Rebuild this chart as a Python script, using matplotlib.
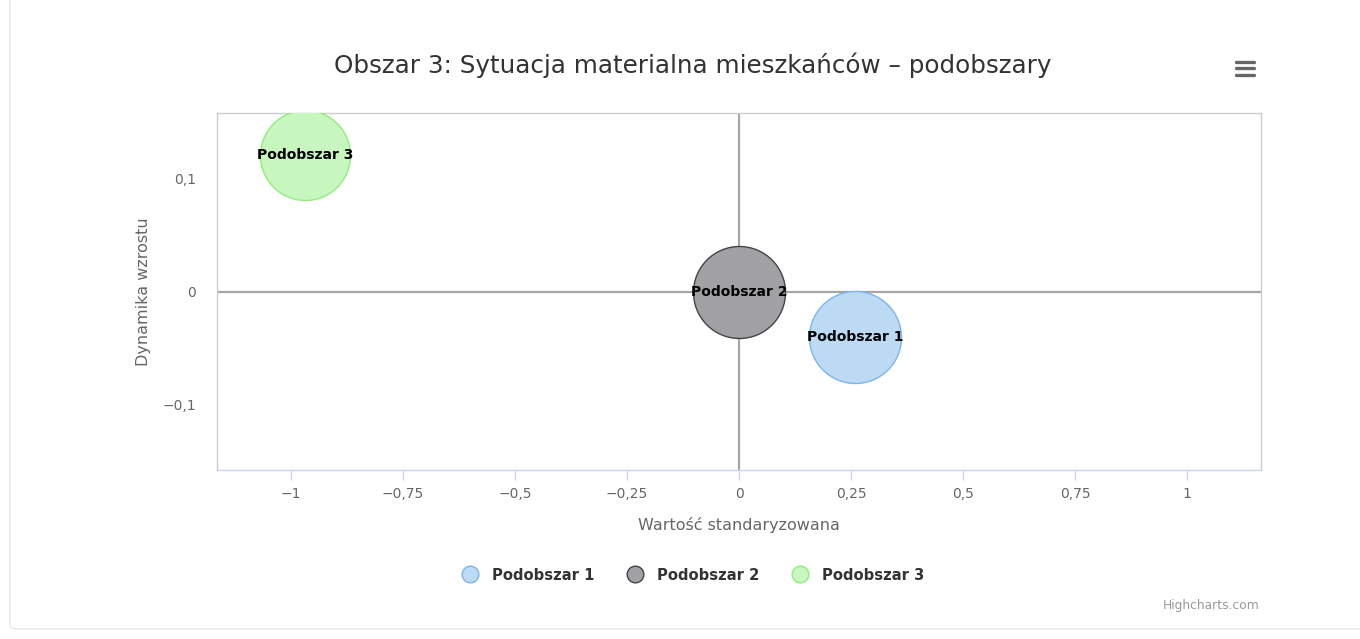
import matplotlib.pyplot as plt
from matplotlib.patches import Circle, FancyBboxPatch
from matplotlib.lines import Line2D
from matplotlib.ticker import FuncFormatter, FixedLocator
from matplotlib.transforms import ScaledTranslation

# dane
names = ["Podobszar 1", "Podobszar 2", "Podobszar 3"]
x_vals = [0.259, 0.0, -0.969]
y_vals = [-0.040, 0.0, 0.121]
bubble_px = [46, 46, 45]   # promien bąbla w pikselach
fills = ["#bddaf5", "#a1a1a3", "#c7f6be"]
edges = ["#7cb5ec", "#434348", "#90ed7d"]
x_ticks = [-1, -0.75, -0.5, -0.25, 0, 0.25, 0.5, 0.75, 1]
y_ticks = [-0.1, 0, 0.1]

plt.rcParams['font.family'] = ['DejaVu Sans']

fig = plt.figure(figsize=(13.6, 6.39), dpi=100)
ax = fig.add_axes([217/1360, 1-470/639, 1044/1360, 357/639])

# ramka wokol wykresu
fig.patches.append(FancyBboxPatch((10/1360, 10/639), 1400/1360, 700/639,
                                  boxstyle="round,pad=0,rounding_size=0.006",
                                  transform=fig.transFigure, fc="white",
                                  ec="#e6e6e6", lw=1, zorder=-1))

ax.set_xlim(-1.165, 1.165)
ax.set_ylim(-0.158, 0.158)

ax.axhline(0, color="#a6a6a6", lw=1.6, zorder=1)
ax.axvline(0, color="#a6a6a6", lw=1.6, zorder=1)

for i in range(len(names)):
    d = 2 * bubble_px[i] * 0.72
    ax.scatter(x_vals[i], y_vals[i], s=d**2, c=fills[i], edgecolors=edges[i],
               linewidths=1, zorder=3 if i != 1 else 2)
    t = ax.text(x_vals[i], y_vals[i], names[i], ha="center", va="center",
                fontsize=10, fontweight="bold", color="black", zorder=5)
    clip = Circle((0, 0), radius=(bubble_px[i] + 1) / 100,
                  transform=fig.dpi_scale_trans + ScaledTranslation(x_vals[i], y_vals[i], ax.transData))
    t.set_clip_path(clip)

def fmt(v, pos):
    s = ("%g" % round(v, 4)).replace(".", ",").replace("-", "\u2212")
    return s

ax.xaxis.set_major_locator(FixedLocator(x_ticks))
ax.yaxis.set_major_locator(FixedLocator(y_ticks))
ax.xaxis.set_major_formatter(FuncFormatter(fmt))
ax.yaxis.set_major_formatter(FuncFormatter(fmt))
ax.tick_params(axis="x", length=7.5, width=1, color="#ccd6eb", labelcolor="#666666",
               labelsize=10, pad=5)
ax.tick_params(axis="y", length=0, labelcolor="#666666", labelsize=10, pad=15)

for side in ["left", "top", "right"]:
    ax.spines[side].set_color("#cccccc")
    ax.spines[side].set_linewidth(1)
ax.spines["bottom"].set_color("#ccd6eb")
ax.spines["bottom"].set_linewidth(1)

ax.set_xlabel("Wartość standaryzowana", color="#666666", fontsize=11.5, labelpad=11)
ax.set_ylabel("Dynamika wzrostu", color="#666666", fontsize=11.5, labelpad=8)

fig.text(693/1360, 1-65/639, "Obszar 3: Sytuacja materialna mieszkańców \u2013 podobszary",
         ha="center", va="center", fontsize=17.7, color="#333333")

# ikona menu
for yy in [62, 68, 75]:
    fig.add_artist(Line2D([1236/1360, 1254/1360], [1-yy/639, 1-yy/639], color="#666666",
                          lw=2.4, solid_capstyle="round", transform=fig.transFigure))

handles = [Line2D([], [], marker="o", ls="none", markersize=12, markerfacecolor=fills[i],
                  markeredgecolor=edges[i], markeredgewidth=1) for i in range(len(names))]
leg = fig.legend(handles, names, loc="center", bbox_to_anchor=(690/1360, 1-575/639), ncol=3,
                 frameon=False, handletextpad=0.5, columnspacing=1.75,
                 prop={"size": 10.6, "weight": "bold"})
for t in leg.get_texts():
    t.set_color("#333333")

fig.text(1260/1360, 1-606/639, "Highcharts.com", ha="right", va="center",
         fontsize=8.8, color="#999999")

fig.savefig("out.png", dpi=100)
==
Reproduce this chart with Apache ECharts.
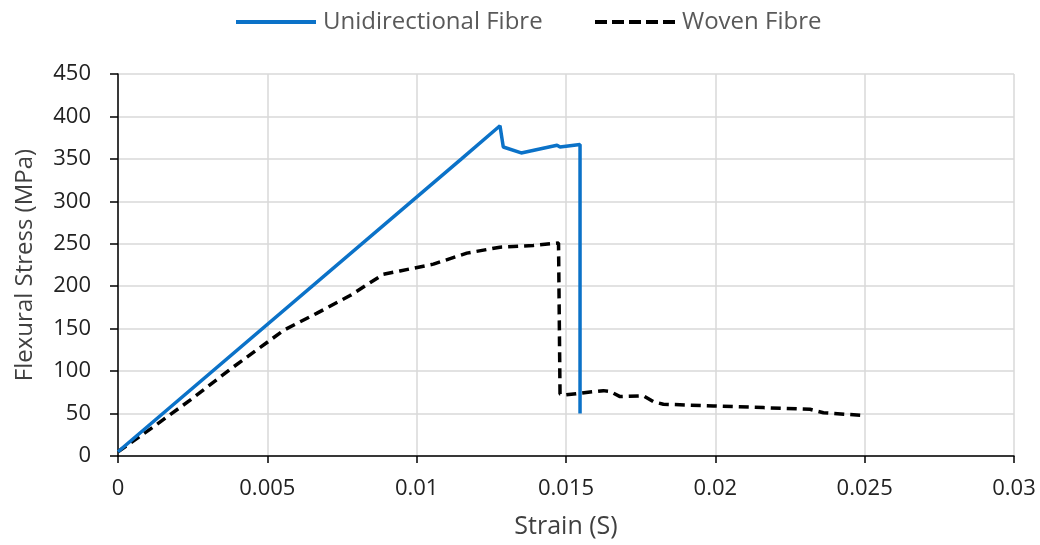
...
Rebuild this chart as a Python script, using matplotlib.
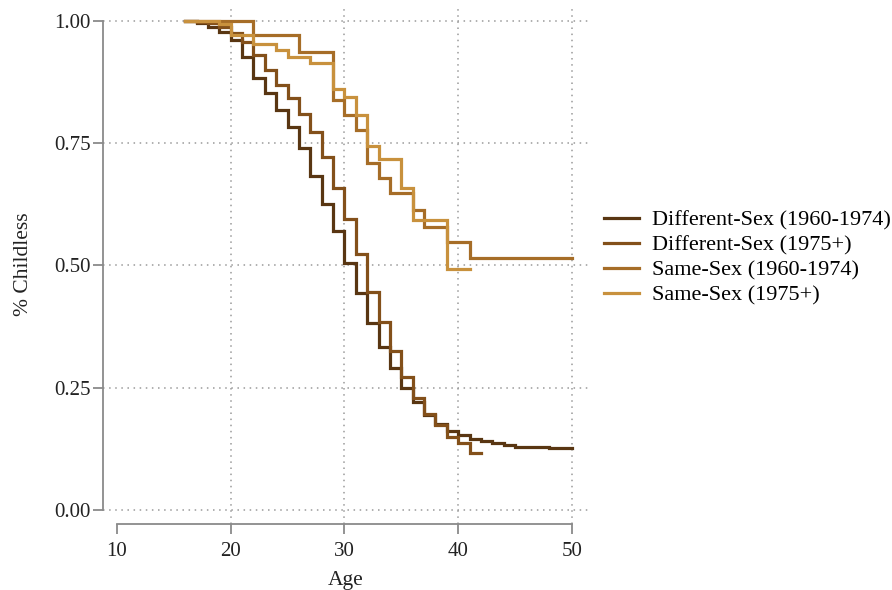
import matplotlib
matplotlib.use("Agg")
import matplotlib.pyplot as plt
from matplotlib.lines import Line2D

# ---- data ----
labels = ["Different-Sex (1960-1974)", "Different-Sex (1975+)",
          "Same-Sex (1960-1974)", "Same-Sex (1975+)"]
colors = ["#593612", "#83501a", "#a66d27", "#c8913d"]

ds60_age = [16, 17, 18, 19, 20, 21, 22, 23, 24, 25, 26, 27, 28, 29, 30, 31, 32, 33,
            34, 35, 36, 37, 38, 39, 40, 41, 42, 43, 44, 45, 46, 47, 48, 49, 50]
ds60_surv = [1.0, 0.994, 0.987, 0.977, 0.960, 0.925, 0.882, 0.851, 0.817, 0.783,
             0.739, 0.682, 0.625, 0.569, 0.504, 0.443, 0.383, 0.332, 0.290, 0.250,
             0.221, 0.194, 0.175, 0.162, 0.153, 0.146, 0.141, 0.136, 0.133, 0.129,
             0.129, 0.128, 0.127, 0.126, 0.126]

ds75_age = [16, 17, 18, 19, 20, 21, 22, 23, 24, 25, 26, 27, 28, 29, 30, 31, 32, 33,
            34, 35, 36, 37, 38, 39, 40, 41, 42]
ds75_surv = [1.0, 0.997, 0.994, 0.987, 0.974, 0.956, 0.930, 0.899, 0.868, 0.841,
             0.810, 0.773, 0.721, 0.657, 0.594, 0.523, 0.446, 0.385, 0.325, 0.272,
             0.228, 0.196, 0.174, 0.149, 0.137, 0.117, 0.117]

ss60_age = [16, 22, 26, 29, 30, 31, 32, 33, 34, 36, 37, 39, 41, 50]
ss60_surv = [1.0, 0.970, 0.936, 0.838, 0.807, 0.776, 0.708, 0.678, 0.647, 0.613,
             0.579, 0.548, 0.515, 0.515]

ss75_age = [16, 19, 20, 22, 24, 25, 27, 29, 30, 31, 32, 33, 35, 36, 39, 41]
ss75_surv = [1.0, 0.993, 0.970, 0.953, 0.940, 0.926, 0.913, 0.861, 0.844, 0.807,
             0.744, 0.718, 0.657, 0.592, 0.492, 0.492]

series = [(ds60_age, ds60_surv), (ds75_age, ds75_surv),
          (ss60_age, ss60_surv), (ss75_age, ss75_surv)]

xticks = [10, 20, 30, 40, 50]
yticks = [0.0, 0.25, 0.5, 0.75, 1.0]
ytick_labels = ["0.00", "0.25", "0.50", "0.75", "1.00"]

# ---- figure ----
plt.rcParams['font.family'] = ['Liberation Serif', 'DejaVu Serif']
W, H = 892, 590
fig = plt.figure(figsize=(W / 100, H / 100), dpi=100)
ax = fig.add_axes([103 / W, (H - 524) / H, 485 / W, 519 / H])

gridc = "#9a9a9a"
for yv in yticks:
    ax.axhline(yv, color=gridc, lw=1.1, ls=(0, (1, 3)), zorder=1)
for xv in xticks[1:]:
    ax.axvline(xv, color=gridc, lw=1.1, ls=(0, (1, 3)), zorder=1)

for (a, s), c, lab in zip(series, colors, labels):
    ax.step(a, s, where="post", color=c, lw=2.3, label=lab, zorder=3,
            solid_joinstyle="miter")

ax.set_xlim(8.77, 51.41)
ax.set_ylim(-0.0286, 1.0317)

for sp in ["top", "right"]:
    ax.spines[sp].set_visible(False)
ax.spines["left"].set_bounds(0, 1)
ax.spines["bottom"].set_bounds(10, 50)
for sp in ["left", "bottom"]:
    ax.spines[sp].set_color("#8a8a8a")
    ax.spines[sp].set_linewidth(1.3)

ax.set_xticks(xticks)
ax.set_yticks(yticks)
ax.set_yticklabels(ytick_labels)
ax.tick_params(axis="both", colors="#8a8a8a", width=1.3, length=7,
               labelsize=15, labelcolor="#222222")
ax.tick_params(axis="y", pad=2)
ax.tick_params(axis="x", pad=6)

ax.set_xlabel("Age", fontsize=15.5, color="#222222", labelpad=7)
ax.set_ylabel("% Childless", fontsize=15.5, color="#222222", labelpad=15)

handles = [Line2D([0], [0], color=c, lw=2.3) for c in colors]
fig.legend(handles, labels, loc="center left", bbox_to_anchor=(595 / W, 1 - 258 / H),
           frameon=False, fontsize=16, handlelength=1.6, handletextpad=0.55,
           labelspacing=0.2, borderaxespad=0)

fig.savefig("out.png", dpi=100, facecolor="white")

▶ **What the task asks**: Identify the lines in the entries above that contain "matplotlib", then copy them out.

▶ **Complete response**:
Rebuild this chart as a Python script, using matplotlib.
import matplotlib.pyplot as plt
from matplotlib.patches import Circle, FancyBboxPatch
from matplotlib.lines import Line2D
from matplotlib.ticker import FuncFormatter, FixedLocator
from matplotlib.transforms import ScaledTranslation
Rebuild this chart as a Python script, using matplotlib.
import matplotlib
matplotlib.use("Agg")
import matplotlib.pyplot as plt
from matplotlib.lines import Line2D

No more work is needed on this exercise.